(WRITTEN TASK)
Exactly reproduce the lines that run from the one containing "Rebuild this chart" through the one containing "s.set_visible(False)", ends included, with no pictures.

(ITEMS)
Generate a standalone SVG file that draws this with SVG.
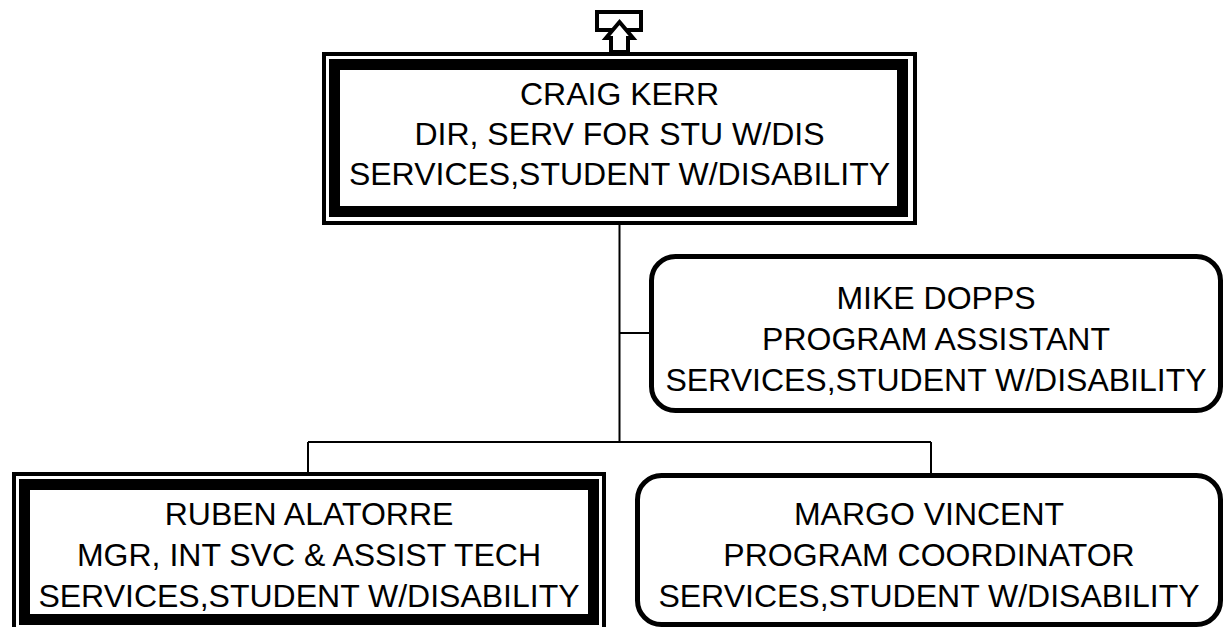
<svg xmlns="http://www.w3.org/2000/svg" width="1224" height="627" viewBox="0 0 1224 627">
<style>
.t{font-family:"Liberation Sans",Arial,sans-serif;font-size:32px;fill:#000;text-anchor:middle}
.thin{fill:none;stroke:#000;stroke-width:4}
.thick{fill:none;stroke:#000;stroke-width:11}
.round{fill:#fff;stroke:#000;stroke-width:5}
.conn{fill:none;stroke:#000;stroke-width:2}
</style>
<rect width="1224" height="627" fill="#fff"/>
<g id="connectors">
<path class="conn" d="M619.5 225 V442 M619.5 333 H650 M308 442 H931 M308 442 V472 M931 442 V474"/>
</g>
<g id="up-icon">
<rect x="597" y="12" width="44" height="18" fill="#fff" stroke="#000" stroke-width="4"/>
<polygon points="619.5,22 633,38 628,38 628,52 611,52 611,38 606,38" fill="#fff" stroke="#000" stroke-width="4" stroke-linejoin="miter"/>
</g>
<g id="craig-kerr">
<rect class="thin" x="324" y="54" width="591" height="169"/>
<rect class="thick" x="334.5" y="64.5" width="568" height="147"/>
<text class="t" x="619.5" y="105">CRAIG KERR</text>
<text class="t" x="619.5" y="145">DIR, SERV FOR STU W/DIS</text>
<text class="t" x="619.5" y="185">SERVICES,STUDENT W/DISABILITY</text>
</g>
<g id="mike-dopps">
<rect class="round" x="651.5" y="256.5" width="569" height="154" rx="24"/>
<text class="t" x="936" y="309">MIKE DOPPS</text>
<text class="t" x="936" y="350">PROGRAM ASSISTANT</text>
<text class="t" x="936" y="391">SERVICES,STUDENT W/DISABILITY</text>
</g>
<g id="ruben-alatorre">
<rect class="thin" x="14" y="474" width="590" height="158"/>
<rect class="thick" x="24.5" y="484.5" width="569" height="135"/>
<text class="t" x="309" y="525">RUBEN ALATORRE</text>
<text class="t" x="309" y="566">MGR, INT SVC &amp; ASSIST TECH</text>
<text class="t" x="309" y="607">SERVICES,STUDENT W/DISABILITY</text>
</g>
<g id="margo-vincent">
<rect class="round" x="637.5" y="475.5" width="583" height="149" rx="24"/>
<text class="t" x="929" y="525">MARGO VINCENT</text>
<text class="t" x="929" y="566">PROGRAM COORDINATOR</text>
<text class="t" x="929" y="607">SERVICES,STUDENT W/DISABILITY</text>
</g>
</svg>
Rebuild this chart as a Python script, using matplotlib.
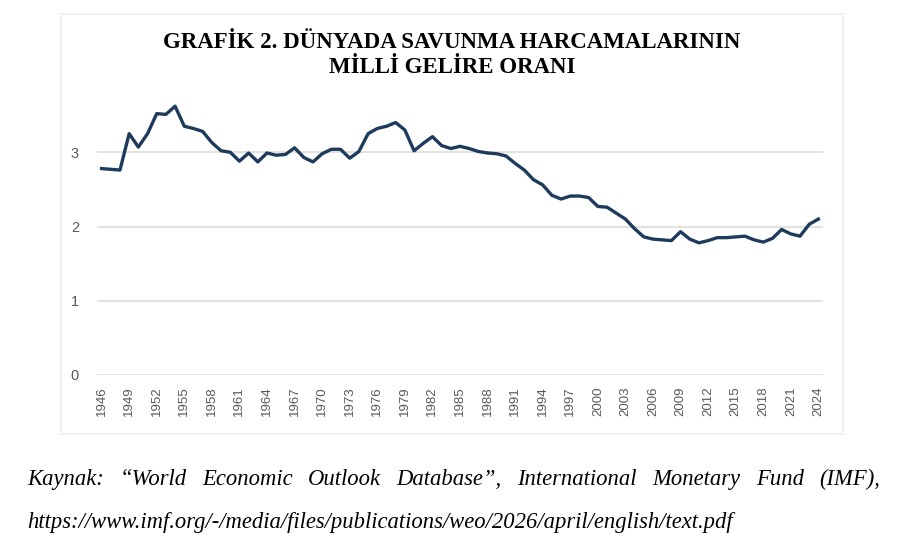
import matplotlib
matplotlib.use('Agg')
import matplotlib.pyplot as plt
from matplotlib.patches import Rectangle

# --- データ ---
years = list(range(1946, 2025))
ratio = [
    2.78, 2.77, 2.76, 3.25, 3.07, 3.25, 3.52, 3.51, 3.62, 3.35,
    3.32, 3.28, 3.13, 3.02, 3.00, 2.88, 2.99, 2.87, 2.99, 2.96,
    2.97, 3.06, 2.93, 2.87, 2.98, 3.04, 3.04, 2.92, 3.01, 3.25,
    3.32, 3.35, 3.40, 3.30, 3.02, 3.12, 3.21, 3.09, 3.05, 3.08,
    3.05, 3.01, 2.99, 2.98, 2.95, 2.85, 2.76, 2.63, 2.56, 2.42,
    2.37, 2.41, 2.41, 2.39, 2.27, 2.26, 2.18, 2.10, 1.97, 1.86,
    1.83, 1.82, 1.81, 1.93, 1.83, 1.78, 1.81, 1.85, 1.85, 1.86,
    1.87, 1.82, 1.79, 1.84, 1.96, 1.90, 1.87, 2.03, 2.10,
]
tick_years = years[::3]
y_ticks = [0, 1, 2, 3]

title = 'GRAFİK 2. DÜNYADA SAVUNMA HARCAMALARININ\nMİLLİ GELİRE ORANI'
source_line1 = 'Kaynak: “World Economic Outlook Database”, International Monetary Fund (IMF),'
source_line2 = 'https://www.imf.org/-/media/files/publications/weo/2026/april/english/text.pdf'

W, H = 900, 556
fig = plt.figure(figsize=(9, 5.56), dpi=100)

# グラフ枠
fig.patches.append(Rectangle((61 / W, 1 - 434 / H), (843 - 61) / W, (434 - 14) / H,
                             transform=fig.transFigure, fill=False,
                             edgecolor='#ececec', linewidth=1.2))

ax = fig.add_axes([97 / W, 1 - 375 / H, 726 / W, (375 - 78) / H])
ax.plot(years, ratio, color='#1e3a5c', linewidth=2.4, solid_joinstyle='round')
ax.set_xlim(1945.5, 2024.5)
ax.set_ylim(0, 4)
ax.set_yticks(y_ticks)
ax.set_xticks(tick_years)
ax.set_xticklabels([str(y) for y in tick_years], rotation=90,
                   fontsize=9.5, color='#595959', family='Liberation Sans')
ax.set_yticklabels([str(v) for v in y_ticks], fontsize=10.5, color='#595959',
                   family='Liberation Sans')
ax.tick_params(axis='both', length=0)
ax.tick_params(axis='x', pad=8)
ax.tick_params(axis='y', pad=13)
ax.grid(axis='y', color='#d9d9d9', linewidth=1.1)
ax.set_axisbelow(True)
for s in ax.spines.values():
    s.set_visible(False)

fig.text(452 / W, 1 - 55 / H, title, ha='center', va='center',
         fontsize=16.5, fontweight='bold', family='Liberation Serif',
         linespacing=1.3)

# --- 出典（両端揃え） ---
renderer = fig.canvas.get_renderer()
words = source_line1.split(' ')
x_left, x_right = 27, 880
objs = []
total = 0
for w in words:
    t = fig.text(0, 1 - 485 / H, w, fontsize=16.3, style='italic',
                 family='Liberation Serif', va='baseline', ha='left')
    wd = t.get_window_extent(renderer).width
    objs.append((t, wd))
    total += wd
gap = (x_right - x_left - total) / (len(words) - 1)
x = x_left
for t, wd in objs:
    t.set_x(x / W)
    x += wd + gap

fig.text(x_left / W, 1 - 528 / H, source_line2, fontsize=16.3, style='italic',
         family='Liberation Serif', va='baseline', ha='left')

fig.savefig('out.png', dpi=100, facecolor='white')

(WRITTEN REPLY)
Rebuild this chart as a Python script, using matplotlib.
import matplotlib
matplotlib.use('Agg')
import matplotlib.pyplot as plt
from matplotlib.patches import Rectangle

# --- データ ---
years = list(range(1946, 2025))
ratio = [
    2.78, 2.77, 2.76, 3.25, 3.07, 3.25, 3.52, 3.51, 3.62, 3.35,
    3.32, 3.28, 3.13, 3.02, 3.00, 2.88, 2.99, 2.87, 2.99, 2.96,
    2.97, 3.06, 2.93, 2.87, 2.98, 3.04, 3.04, 2.92, 3.01, 3.25,
    3.32, 3.35, 3.40, 3.30, 3.02, 3.12, 3.21, 3.09, 3.05, 3.08,
    3.05, 3.01, 2.99, 2.98, 2.95, 2.85, 2.76, 2.63, 2.56, 2.42,
    2.37, 2.41, 2.41, 2.39, 2.27, 2.26, 2.18, 2.10, 1.97, 1.86,
    1.83, 1.82, 1.81, 1.93, 1.83, 1.78, 1.81, 1.85, 1.85, 1.86,
    1.87, 1.82, 1.79, 1.84, 1.96, 1.90, 1.87, 2.03, 2.10,
]
tick_years = years[::3]
y_ticks = [0, 1, 2, 3]

title = 'GRAFİK 2. DÜNYADA SAVUNMA HARCAMALARININ\nMİLLİ GELİRE ORANI'
source_line1 = 'Kaynak: “World Economic Outlook Database”, International Monetary Fund (IMF),'
source_line2 = 'https://www.imf.org/-/media/files/publications/weo/2026/april/english/text.pdf'

W, H = 900, 556
fig = plt.figure(figsize=(9, 5.56), dpi=100)

# グラフ枠
fig.patches.append(Rectangle((61 / W, 1 - 434 / H), (843 - 61) / W, (434 - 14) / H,
                             transform=fig.transFigure, fill=False,
                             edgecolor='#ececec', linewidth=1.2))

ax = fig.add_axes([97 / W, 1 - 375 / H, 726 / W, (375 - 78) / H])
ax.plot(years, ratio, color='#1e3a5c', linewidth=2.4, solid_joinstyle='round')
ax.set_xlim(1945.5, 2024.5)
ax.set_ylim(0, 4)
ax.set_yticks(y_ticks)
ax.set_xticks(tick_years)
ax.set_xticklabels([str(y) for y in tick_years], rotation=90,
                   fontsize=9.5, color='#595959', family='Liberation Sans')
ax.set_yticklabels([str(v) for v in y_ticks], fontsize=10.5, color='#595959',
                   family='Liberation Sans')
ax.tick_params(axis='both', length=0)
ax.tick_params(axis='x', pad=8)
ax.tick_params(axis='y', pad=13)
ax.grid(axis='y', color='#d9d9d9', linewidth=1.1)
ax.set_axisbelow(True)
for s in ax.spines.values():
    s.set_visible(False)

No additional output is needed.